I’ve miscarried twice and as it was so early in the pregnancies, I don’t feel in my heart that it was a human life I lost. I would love to have another baby but we are having trouble conceiving – that doesn’t mean that I deny another woman the right to end a pregnancy any more than I begrudge a happy healthy pregnancy; just as nobody can tell me not to take fertility drugs to increase my chances of becoming pregnant. PS I’m not even married, look away extreme right-wingers!
Ireland is complex society trying desperately to free itself from centuries of Catholic theocracy under which women’s babies were literally pulled from their arms and sold to rich Americans by nuns, or worse, left to die and thrown into septic tanks serving as unmarked mass graves. Women and children were systemically abused by the Church and it was illegal to be gay until 1995. Children were designated “illegitimate’ on their birth certificates until 1987. Plenty of Christians have had no problem sending their daughters to England for a termination during the many decades of shame, praying that nobody would find out. The controversial change in our Constitution that Irish women seek is not, as is often propagated by the NO vote, to be allowed to abort their baby at whim (I doubt many do that anyway) but to have the choice to end a FFA pregnancy early; to put their own health and the care of their existing children ahead of a potential life; for rape and abuse victims to be allowed to move on from their attack and attackers; to allow cancer patients to live by not being forced to carry a pregnancy to full term; to choose what happens inside their bodies and for the rest of their lives, as men do.

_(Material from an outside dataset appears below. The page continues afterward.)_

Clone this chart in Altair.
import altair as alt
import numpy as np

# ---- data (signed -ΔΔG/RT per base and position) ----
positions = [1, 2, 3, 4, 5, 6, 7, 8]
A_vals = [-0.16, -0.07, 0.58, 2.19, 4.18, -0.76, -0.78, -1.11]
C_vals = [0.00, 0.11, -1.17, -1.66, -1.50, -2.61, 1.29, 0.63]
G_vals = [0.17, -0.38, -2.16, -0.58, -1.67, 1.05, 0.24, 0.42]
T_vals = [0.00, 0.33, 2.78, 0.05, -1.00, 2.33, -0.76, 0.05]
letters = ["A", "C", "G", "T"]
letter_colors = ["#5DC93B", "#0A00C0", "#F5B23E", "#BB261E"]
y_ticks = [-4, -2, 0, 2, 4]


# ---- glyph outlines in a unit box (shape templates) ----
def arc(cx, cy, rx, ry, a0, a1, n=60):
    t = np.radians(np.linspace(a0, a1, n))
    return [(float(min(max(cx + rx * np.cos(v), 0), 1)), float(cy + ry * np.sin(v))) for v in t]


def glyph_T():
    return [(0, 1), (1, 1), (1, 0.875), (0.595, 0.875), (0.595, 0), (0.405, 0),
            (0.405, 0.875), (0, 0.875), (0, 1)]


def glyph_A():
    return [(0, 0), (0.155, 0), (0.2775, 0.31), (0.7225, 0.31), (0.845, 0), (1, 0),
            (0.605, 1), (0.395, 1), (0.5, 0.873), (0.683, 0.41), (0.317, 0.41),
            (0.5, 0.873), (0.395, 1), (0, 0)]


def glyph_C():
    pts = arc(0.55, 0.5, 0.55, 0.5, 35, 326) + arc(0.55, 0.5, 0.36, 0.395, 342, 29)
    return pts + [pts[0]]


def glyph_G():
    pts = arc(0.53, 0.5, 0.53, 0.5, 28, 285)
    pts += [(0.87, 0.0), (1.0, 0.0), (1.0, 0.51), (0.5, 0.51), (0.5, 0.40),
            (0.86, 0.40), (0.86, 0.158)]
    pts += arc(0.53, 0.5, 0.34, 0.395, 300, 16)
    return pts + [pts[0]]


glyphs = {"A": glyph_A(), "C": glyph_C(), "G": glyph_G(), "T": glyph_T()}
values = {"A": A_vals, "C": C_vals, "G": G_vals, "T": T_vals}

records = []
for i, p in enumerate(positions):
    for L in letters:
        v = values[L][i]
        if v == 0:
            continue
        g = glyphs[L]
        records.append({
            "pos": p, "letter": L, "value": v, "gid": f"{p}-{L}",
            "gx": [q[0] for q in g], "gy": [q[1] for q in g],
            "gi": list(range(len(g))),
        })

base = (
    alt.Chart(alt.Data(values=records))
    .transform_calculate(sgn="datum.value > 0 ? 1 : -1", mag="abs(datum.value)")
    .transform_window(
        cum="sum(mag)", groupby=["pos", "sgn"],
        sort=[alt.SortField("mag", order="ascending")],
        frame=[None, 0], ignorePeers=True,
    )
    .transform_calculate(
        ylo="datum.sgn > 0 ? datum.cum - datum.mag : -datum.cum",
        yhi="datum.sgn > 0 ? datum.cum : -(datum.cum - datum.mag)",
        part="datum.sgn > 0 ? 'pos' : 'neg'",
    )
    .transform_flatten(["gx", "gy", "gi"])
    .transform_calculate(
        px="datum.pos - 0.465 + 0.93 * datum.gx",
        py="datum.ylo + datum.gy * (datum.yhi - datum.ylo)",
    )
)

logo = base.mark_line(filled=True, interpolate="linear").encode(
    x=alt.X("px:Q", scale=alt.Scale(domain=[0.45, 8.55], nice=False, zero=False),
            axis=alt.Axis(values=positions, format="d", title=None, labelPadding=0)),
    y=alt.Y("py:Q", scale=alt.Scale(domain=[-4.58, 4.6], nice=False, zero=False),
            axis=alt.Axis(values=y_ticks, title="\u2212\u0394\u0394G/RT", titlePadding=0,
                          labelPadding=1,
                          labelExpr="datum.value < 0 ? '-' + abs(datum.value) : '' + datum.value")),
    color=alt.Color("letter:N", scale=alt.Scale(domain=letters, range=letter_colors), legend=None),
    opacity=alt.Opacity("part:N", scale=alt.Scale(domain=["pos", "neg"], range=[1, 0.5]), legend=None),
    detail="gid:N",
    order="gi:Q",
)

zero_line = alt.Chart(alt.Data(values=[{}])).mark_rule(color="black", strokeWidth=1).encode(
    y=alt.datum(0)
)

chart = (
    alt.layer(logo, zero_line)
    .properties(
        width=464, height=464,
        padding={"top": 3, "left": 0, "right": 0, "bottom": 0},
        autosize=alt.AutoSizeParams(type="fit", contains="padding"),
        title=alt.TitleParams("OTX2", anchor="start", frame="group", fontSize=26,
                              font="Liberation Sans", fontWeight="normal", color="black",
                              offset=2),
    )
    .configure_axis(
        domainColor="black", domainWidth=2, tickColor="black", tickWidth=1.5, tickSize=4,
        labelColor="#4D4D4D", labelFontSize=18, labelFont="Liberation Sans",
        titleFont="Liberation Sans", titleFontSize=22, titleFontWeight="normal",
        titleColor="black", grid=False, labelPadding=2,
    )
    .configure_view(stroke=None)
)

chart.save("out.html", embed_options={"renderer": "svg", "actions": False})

Women just want you to be pro- women’s lives.
Ireland is often touted as one of the safest countries to give birth – what about Savita? What about the women who every day face an excruciatingly difficult decision about their bodies; mental health and lives; their family’s lives?
Women EVERYWHERE will have abortions – many of whom you know – so why not face up to it and provide for them safely in their own country? Remember that fathers who do not pay maintenance for their children are not chased by the government – they face no repercussions for abandoning a pregnancy or a living child. How is that fair? And remember the 13th Amendment which proves our hypocrisy – it’s legal acceptable to send women abroad for an abortion.
Added in to all this is our post colonial hangover which often involves blaming Britain for our societal issues, and exporting our problems to them: abortions; young people; the unemployed; often the sick, and you have a whole other layer of complex national identity to unravel from its empirical past under first, the British and subsequently, the misogynistic church forced upon us as vulnerable children.
“Romantic Ireland’s dead and gone” – Yeats lamented. Thank god it is: visions of old haggard Mother Ireland willing a blood sacrifice from her sons in order to transform her into a beautiful young queen. We can do without that thanks: all the pressure on the woman to be bloody perfect. Yeats: the man who took all the credit for Lady Gregory’s work. Women in this country have too long being elevated onto a symbolic pedestal of unrealistic virginal purity becoming the post-colonial fodder of the new ruling male, Catholic élite. This time we are building our own pedestal and by Pearse, will you hear us shout our truth from it.
This referendum will be passed and it’s been a long time coming for Mná na Éireann. We legislated for divorce and legalised same sex marriage and we will do this too. Ireland is becoming one of the most progressive countries in the world and by the time my 18 year old daughter’s generation comes to be the decision making generation, it will be a liberal; healthy country in which to live your life without an enforced morality built on religious and legislative shame but instead on truth; tolerance and love but with true Christian values of compassion; care and empathy.
Please, for all the women of now and Ireland’s future : VOTE YES!